The podcast returns this week after an unplanned and unexpected 6-week hiatus.
This past March was an unusually busy month for me, filled with several classes and presentations for a number of Jungian organizations. And while the work was extremely gratifying and the interactions with participants stimulating and engaging, I found myself getting more and more rundown. That feeling eventually developed into a lingering cough that made it impossible to record the podcast. Though I was tempted to push through despite my illness, I soon had to acknowledge defeat. Life had other plans.
It may not be surprising, then, that I have been reflecting on health and healing over the past month or so. There are few things quite like an illness for bringing us up against the limitations of the will. It can also stimulate times of valuable reflection, including reflection on the meaning of one’s illness.
I am not suggesting that physical illness is necessarily caused by psychological factors. It would be naïve, however, to deny that there is an interplay between body and psyche and that both these aspects of our being are implicated during times of sickness. For Jung, a bodily illness is one form in which the activity of the unconscious can be made manifest. He writes:
“A wrong functioning of the psyche can do much to injure the body, just as conversely a bodily illness can affect the psyche; for psyche and body are not separate entities but one and the same life. Thus there is seldom a bodily ailment that does not show psychic complications, even if it was not psychically caused.”1
If we can allow ourselves to think in this way, then times of illness are not just disruptions of living, but can be approached as opportunities for gaining a broader sense of ourselves and the experience of meaning in our lives. In the quote that I use to open this episode, Jung suggests that psychological disturbance — what he calls “neurosis,” using the language of his time (a helpful term that has unfortunately fallen out of general usage) — reflects an aspect of the self that has been excluded from life and is making itself felt, so to speak, from its unconscious state.

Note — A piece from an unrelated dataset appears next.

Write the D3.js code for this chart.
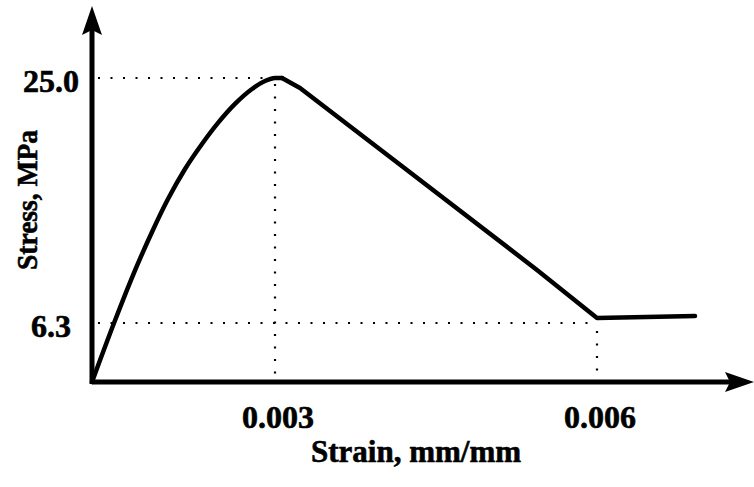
<!DOCTYPE html>
<html>
<head>
<meta charset="utf-8">
<script src="https://cdn.jsdelivr.net/npm/d3@7"></script>
<style>
  html, body { margin: 0; padding: 0; background: #fff; }
  svg { display: block; }
  text { font-family: "Liberation Serif", "Times New Roman", serif; font-weight: bold; fill: #000; stroke: #000; stroke-width: 0.6; }
</style>
</head>
<body>
<svg id="chart" width="754" height="487"></svg>
<script>
// ---- data ----
// ascending (pre-peak) branch
const strainAsc = [0, 0.000361, 0.000639, 0.000984, 0.001246, 0.001525, 0.001803, 0.002066, 0.002344, 0.002623, 0.002836, 0.003, 0.003065];
const stressAsc = [0, 6.3, 9.58, 13.25, 15.76, 18.05, 19.96, 21.57, 23.02, 24.16, 24.77, 25.0, 25.0];
// softening branch and residual plateau
const strainDesc = [0.003065, 0.003233, 0.004193, 0.005441, 0.006, 0.006913];
const stressDesc = [25.0, 24.24, 18.21, 10.35, 6.68, 6.83];
const xTickValues = [0.003, 0.006];
const xTickLabels = ["0.003", "0.006"];
const yTickValues = [6.3, 25.0];
const yTickLabels = ["6.3", "25.0"];
const xTitle = "Strain, mm/mm";
const yTitle = "Stress, MPa";

// ---- scales (schematic, piecewise) ----
const x = d3.scaleLinear().domain([0, 0.003, 0.006]).range([92, 275, 597]);
const y = d3.scaleLinear().domain([0, 6.3, 25]).range([382, 323, 78]);

const svg = d3.select("#chart");
const asc = strainAsc.map((s, i) => [s, stressAsc[i]]);
const desc = strainDesc.map((s, i) => [s, stressDesc[i]]);

// dotted guide lines
const guides = svg.append("g").attr("stroke", "#000").attr("stroke-width", 2.2)
  .attr("stroke-dasharray", "2,10.5").attr("fill", "none");
guides.append("line").attr("x1", x(0) + 6).attr("x2", x(0.003)).attr("y1", y(25)).attr("y2", y(25));
guides.append("line").attr("x1", x(0.003)).attr("x2", x(0.003)).attr("y1", y(25) + 6).attr("y2", y(0) - 4);
guides.append("line").attr("x1", x(0) + 6).attr("x2", x(0.006)).attr("y1", y(6.3)).attr("y2", y(6.3));
guides.append("line").attr("x1", x(0.006)).attr("x2", x(0.006)).attr("y1", y(6.3) + 8).attr("y2", y(0) - 4);

// axes
const axisG = svg.append("g");
axisG.append("line").attr("x1", x(0)).attr("x2", 740).attr("y1", y(0)).attr("y2", y(0))
  .attr("stroke", "#000").attr("stroke-width", 5);
axisG.append("line").attr("x1", x(0)).attr("x2", x(0)).attr("y1", y(0) + 2).attr("y2", 22)
  .attr("stroke", "#000").attr("stroke-width", 5);
const ax = x(0);
axisG.append("path")
  .attr("d", `M${ax},6 L${ax + 10},35 L${ax},30 L${ax - 10},35 Z`)
  .attr("fill", "#000");
const ay = y(0);
axisG.append("path")
  .attr("d", `M754,${ay} L725,${ay - 10} L730,${ay} L725,${ay + 10} Z`)
  .attr("fill", "#000");

// curve
const curveAsc = d3.line().x(d => x(d[0])).y(d => y(d[1])).curve(d3.curveMonotoneX);
const curveDesc = d3.line().x(d => x(d[0])).y(d => y(d[1])).curve(d3.curveLinear);
const curveStyle = sel => sel.attr("fill", "none").attr("stroke", "#000").attr("stroke-width", 4.5)
  .attr("stroke-linejoin", "round").attr("stroke-linecap", "round");
svg.append("path").datum(asc).attr("d", curveAsc).call(curveStyle);
svg.append("path").datum(desc).attr("d", curveDesc).call(curveStyle);

// tick labels
svg.append("g").selectAll("text").data(yTickValues).join("text")
  .attr("x", 51).attr("y", d => y(d) + 13.5)
  .attr("text-anchor", "middle").attr("font-size", 32)
  .text((d, i) => yTickLabels[i]);
svg.append("g").selectAll("text").data(xTickValues).join("text")
  .attr("x", d => x(d) + 3).attr("y", 428)
  .attr("text-anchor", "middle").attr("font-size", 32)
  .text((d, i) => xTickLabels[i]);

// titles
svg.append("text").attr("x", 416).attr("y", 462).attr("text-anchor", "middle")
  .attr("font-size", 31).text(xTitle);
svg.append("text").attr("transform", "translate(37,200) rotate(-90)")
  .attr("text-anchor", "middle").attr("font-size", 30)
  .attr("textLength", 140).attr("lengthAdjust", "spacingAndGlyphs")
  .text(yTitle);
</script>
</body>
</html>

All of this, of course, suggests that the reality of the self extends far beyond what we know and experience of ourselves consciously. This understanding is beautifully expressed by Juan Ramón Jiménez in his poem ‘I Am Not I,’ which I turn to in the episode in order to begin to give the listener a sense of the experience of the unconscious. In connection with this, I note:
“The unknown, unconscious dimension of being … is, at one and the same time, both a mysterious stranger that dwells within and the quintessential truth of who we are.”
I hope you enjoy this latest offering from Digital Jung. You can find this episode wherever you listen to your podcasts or simply by clicking this link: Healing and the Unconscious.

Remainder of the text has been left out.